Former U.S. Attorney General Griffin B. Bell, lawyer for the supporters of the term-limit measure, called the decision yesterday "a historic first step to the U.S. Supreme Court."

A state judge in Arkansas last summer was the first judge to strike down term limits, nullifying congressional and state legislative limits in that state. That case will come up for a hearing in the state Supreme Court on Monday.

The key element of Judge Dwyer's ruling was that term limits wrongly add qualifications to those that are specifically spelled out in the Constitution: that a member of the House must be 25 years old, a U.S. citizen for seven years and a resident of the state represented. A senator must be 35, a citizen for nine years, and a resident of the state represented.

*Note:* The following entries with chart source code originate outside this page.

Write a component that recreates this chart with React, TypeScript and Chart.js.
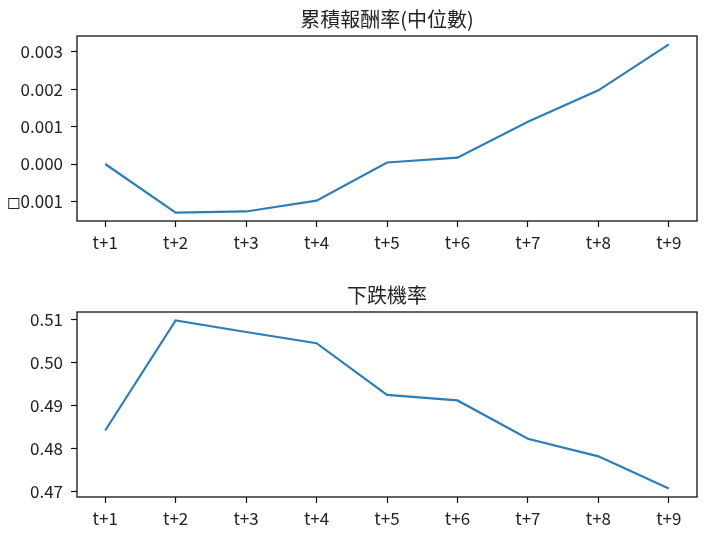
import React, { useEffect, useRef } from "react";
import { Chart, registerables } from "chart.js";

Chart.register(...registerables);

const categories = ["t+1", "t+2", "t+3", "t+4", "t+5", "t+6", "t+7", "t+8", "t+9"];
const medianReturn = [0.0, -0.0013, -0.00127, -0.00098, 0.00004, 0.00017, 0.00113, 0.00197, 0.0032];
const declineProb = [0.4842, 0.5098, 0.5071, 0.5045, 0.4925, 0.4912, 0.4823, 0.4782, 0.4707];
const returnTicks = [-0.001, 0.0, 0.001, 0.002, 0.003];
const returnTickLabels = ["\u25FB0.001", "0.000", "0.001", "0.002", "0.003"];
const probTicks = [0.47, 0.48, 0.49, 0.5, 0.51];
const probTickLabels = ["0.47", "0.48", "0.49", "0.50", "0.51"];
const titleTop = "累積報酬率(中位數)";
const titleBottom = "下跌機率";

const FONT = "'Noto Sans CJK TC', 'DejaVu Sans', sans-serif";

const frame = {
  id: "frame",
  afterDatasetsDraw(chart: any) {
    const a = chart.chartArea;
    const ctx = chart.ctx;
    ctx.save();
    ctx.strokeStyle = "#111";
    ctx.lineWidth = 1.3;
    ctx.strokeRect(a.left, a.top, a.right - a.left, a.bottom - a.top);
    ctx.restore();
  },
};

function makeConfig(
  title: string,
  values: number[],
  ticks: number[],
  tickLabels: string[],
  xAxisHeight: number
): any {
  const lo = Math.min(...values);
  const hi = Math.max(...values);
  const m = (hi - lo) * 0.05;
  const n = categories.length;
  return {
    type: "line",
    data: {
      datasets: [
        {
          data: values.map((v, i) => ({ x: i, y: v })),
          borderColor: "#2f7db6",
          borderWidth: 2.2,
          pointRadius: 0,
          tension: 0,
          fill: false,
        },
      ],
    },
    options: {
      animation: false,
      responsive: false,
      devicePixelRatio: 1,
      layout: { padding: { left: 0, right: 11, top: 0, bottom: 0 } },
      plugins: {
        legend: { display: false },
        tooltip: { enabled: false },
        title: {
          display: true,
          text: title,
          fullSize: false,
          color: "#222",
          font: { family: FONT, size: 20, weight: "normal", lineHeight: 1.2 },
          padding: { top: 7, bottom: 5 },
        },
      },
      scales: {
        x: {
          type: "linear",
          min: -0.4,
          max: n - 1 + 0.4,
          afterBuildTicks: (s: any) => {
            s.ticks = categories.map((_, i) => ({ value: i }));
          },
          afterFit: (s: any) => {
            s.height = xAxisHeight;
          },
          ticks: {
            autoSkip: false,
            maxRotation: 0,
            padding: 5,
            color: "#222",
            font: { family: FONT, size: 17 },
            callback: (v: any) => categories[Math.round(v)],
          },
          grid: {
            drawOnChartArea: false,
            drawTicks: true,
            tickLength: 6,
            tickColor: "#111",
            tickWidth: 1.2,
          },
          border: { display: false },
        },
        y: {
          type: "linear",
          min: lo - m,
          max: hi + m,
          afterBuildTicks: (s: any) => {
            s.ticks = ticks.map((t) => ({ value: t }));
          },
          afterFit: (s: any) => {
            s.width = 77;
          },
          ticks: {
            autoSkip: false,
            padding: 8,
            color: "#222",
            font: { family: FONT, size: 17 },
            callback: (v: any) => {
              const idx = ticks.findIndex((t) => Math.abs(t - v) < 1e-9);
              return idx >= 0 ? tickLabels[idx] : "";
            },
          },
          grid: {
            drawOnChartArea: false,
            drawTicks: true,
            tickLength: 6,
            tickColor: "#111",
            tickWidth: 1.2,
          },
          border: { display: false },
        },
      },
    },
    plugins: [frame],
  };
}

export default function App() {
  const ref1 = useRef<HTMLCanvasElement>(null);
  const ref2 = useRef<HTMLCanvasElement>(null);

  useEffect(() => {
    const c1 = new Chart(
      ref1.current as HTMLCanvasElement,
      makeConfig(titleTop, medianReturn, returnTicks, returnTickLabels, 47)
    );
    const c2 = new Chart(
      ref2.current as HTMLCanvasElement,
      makeConfig(titleBottom, declineProb, probTicks, probTickLabels, 39)
    );
    return () => {
      c1.destroy();
      c2.destroy();
    };
  }, []);

  return (
    <div style={{ position: "absolute", left: 0, top: 0, width: 708, height: 536, background: "#fff" }}>
      <canvas
        ref={ref1}
        width={708}
        height={268}
        style={{ position: "absolute", left: 0, top: 0, width: 708, height: 268 }}
      />
      <canvas
        ref={ref2}
        width={708}
        height={260}
        style={{ position: "absolute", left: 0, top: 276, width: 708, height: 260 }}
      />
    </div>
  );
}
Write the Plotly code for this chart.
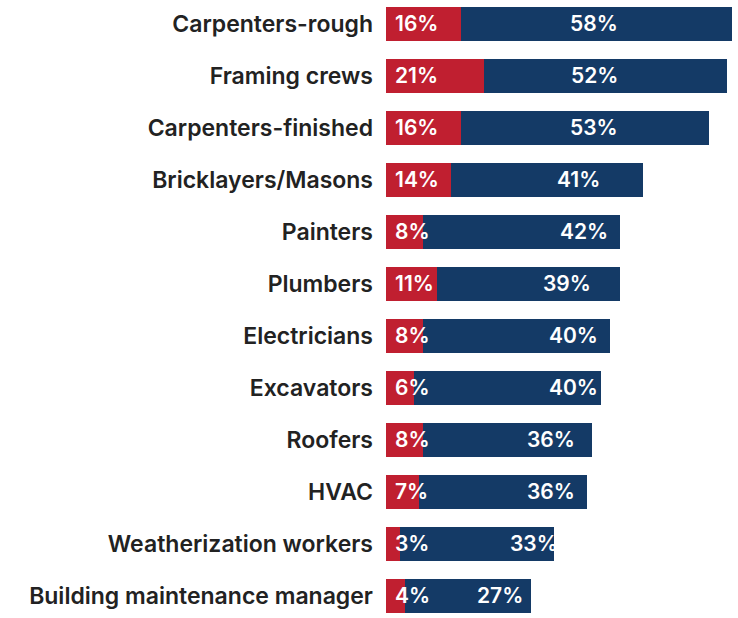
import plotly.graph_objects as go

categories = ["Carpenters-rough", "Framing crews", "Carpenters-finished", "Bricklayers/Masons",
              "Painters", "Plumbers", "Electricians", "Excavators", "Roofers", "HVAC",
              "Weatherization workers", "Building maintenance manager"]
red_vals = [16, 21, 16, 14, 8, 11, 8, 6, 8, 7, 3, 4]
navy_vals = [58, 52, 53, 41, 42, 39, 40, 40, 36, 36, 33, 27]

RED = "#C01F30"
NAVY = "#143A66"
FONT = "Inter"

fig = go.Figure()
fig.add_trace(go.Bar(y=categories, x=red_vals, orientation="h", marker_color=RED,
                     marker_line_width=0, width=0.654, hoverinfo="skip"))
fig.add_trace(go.Bar(y=categories, x=navy_vals, orientation="h", marker_color=NAVY,
                     marker_line_width=0, width=0.654, hoverinfo="skip"))

ann = []
for c, r, n in zip(categories, red_vals, navy_vals):
    ann.append(dict(x=1.4, y=c, text=f"{r}%", xanchor="left", showarrow=False, yshift=1,
                    font=dict(family=FONT, size=21, color="white", weight=600)))
    cx = min(1.2 * n - 8, 44.5)
    ann.append(dict(x=cx, y=c, text=f"{n}%", xanchor="center", showarrow=False, yshift=1,
                    font=dict(family=FONT, size=21, color="white", weight=600)))

fig.update_layout(
    barmode="stack",
    width=738, height=618,
    margin=dict(l=386, r=6, t=0, b=0),
    paper_bgcolor="white", plot_bgcolor="white",
    showlegend=False,
    annotations=ann,
    bargap=0,
    xaxis=dict(range=[0, 74], visible=False, fixedrange=True),
    yaxis=dict(range=[11 + 22 / 52, -24 / 52], type="category", showgrid=False,
               zeroline=False, ticks="", ticklabelstandoff=12,
               tickfont=dict(family=FONT, size=23, color="#222222", weight=600)),
)

fig.write_html("out.html")
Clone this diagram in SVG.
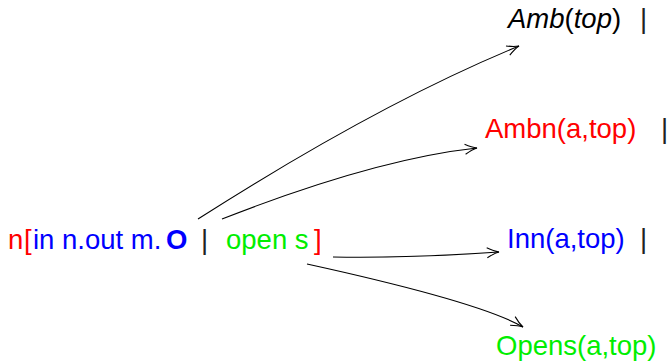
<svg xmlns="http://www.w3.org/2000/svg" width="668" height="364" viewBox="0 0 668 364">
<style>
text{font-family:"Liberation Sans","DejaVu Sans",sans-serif;font-size:27.5px}
.r{fill:#ff0000}.b{fill:#0000ff}.g{fill:#00ee00}.k{fill:#000}
.bar{fill:#222;font-weight:300}
.c{fill:none;stroke:#000;stroke-width:1.1}
</style>
<defs>
<marker id="ah" markerWidth="16" markerHeight="12" viewBox="-14 -6 16 12" refX="0" refY="0" orient="auto" markerUnits="userSpaceOnUse">
<path d="M-12,-5 Q-5,-1 0,0 Q-5,1 -12,5" fill="none" stroke="#000" stroke-width="1.1"/>
</marker>
</defs>
<rect width="668" height="364" fill="#fff"/>
<g id="connectors">
<path class="c" d="M198,219 Q378,104 519,46" marker-end="url(#ah)"/>
<path class="c" d="M222,219 Q375,159 477,148" marker-end="url(#ah)"/>
<path class="c" d="M333,257 C380,258 440,256 499,252" marker-end="url(#ah)"/>
<path class="c" d="M307,264 Q480,302 523,327" marker-end="url(#ah)"/>
</g>
<g id="source">
<text x="8" y="249"><tspan class="r">n</tspan><tspan class="r" x="24">[</tspan><tspan class="b" x="33">in n.out m.</tspan><tspan class="b" x="166" font-weight="bold">O</tspan><tspan class="bar" x="201">|</tspan><tspan class="g" x="226">open s</tspan><tspan class="r" x="314">]</tspan></text>
</g>
<g id="amb">
<text x="508" y="28" class="k"><tspan font-style="italic">Amb</tspan>(<tspan font-style="italic">top</tspan>)<tspan class="bar" x="640">|</tspan></text>
</g>
<g id="ambn">
<text x="485" y="138"><tspan class="r">Ambn(a,top)</tspan><tspan class="bar" x="661">|</tspan></text>
</g>
<g id="inn">
<text x="507" y="248"><tspan class="b">Inn(a,top)</tspan><tspan class="bar" x="640">|</tspan></text>
</g>
<g id="opens">
<text x="496" y="355" class="g">Opens(a,top)</text>
</g>
</svg>
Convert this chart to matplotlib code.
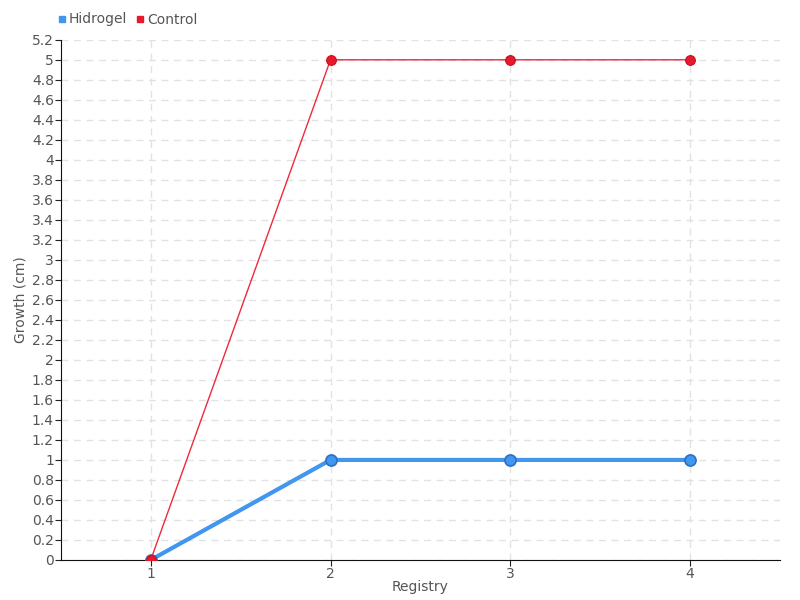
import matplotlib
matplotlib.use('Agg')
import matplotlib.pyplot as plt
from matplotlib.lines import Line2D
import numpy as np

# data
registry = [1, 2, 3, 4]
hidrogel = [0, 1, 1, 1]
control = [0, 5, 5, 5]
yticks = np.round(np.arange(0, 5.21, 0.2), 1)

plt.rcParams['font.family'] = 'DejaVu Sans'
txt = '#555555'

fig = plt.figure(figsize=(8, 6), dpi=100)
ax = fig.add_axes([0.076, 0.0667, 0.899, 0.867])

ax.plot(registry, hidrogel, color='#4196ee', lw=3, marker='o', ms=8,
        mfc='#4196ee', mec='#2f6fc0', mew=1.2, zorder=3, label='Hidrogel')
ax.plot(registry, control, color='#f0283c', lw=1, marker='o', ms=7,
        mfc='#e8192c', mec='#c81020', mew=0.8, zorder=4, label='Control')

ax.set_xlim(0.5, 4.5)
ax.set_ylim(0, 5.2)
ax.set_xticks(registry)
ax.set_yticks(yticks)
ax.set_yticklabels([f'{v:g}' for v in yticks])
ax.tick_params(colors='#222222', labelcolor=txt, labelsize=10, length=4, pad=1)
ax.grid(True, color='#e2e2e2', linestyle=(0, (5, 4)), lw=1)
ax.set_axisbelow(True)
for s in ['top', 'right']:
    ax.spines[s].set_visible(False)
for s in ['left', 'bottom']:
    ax.spines[s].set_color('#111111')

ax.set_xlabel('Registry', color=txt, fontsize=10, labelpad=-1)
ax.set_ylabel('Growth (cm)', color=txt, fontsize=10, labelpad=3)

handles = [Line2D([], [], ls='', marker='s', ms=5, color='#4196ee'),
           Line2D([], [], ls='', marker='s', ms=5, color='#e8192c')]
fig.legend(handles, ['Hidrogel', 'Control'], loc='upper left',
           bbox_to_anchor=(0.055, 1.0), ncol=2, frameon=False,
           handletextpad=0.1, columnspacing=0.5, fontsize=10,
           labelcolor=txt, handlelength=0.8)

plt.savefig('out.png', dpi=100)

But Judge Dwyer went beyond the qualifications issue. In also nullifying the term limits for other constitutional reasons, under the First and Fourteenth Amendments, the judge significantly broadened the victory of term-limit opponents.

Supporters of term limits had argued that state legislatures and voters acting on ballot measures have the power, under the Constitution, to control who may get onto the ballot.

Mr. Foley, joined by the League of Women Voters and by citizens of his state, filed the constitutional challenge in June. He said he would continue to seek re-election as long as his state's voters would re-elect him.

If the Washington state limits were to go into effect, Mr. Foley, by the end of this year, would have served longer than the limits permitted. Under the measure, Mr. Foley would not have to give up his seat until January 1999 because the limits would not have begun taking effect until 1992. He and others who had exceeded the limits, however, would have been free to try to get elected by write-in campaigns.

Judge Dwyer's ruling was limited to state attempts to limit the number of terms that a member of Congress may serve. Under the Washington measure, members of the House may serve only three terms -- six years -- and U.S. senators may serve only two terms -- 12 years.

The Washington limits on congressional terms were adopted by state voters in 1992 as part of the strongest wave of anti-incumbent sentiment since the term-limit campaign began in earnest three years ago. Thirteen other states also imposed limits in 1992 elections. The major constitutional battle these days over term limits involves congressional terms. The Supreme Court has refused to hear a challenge to limits on state and local officials' terms but has not had a chance to rule on similar controls on congressional incumbents.

The leaders of the term-limit movement have likened their campaign to the Progressive movement that had resulted in government reforms early in the 20th century.

Their campaign has been fueled by voter resentment with modern politics and politicians, and by a growing alienation of many voters from officials who they believe no longer are in touch with their constituents.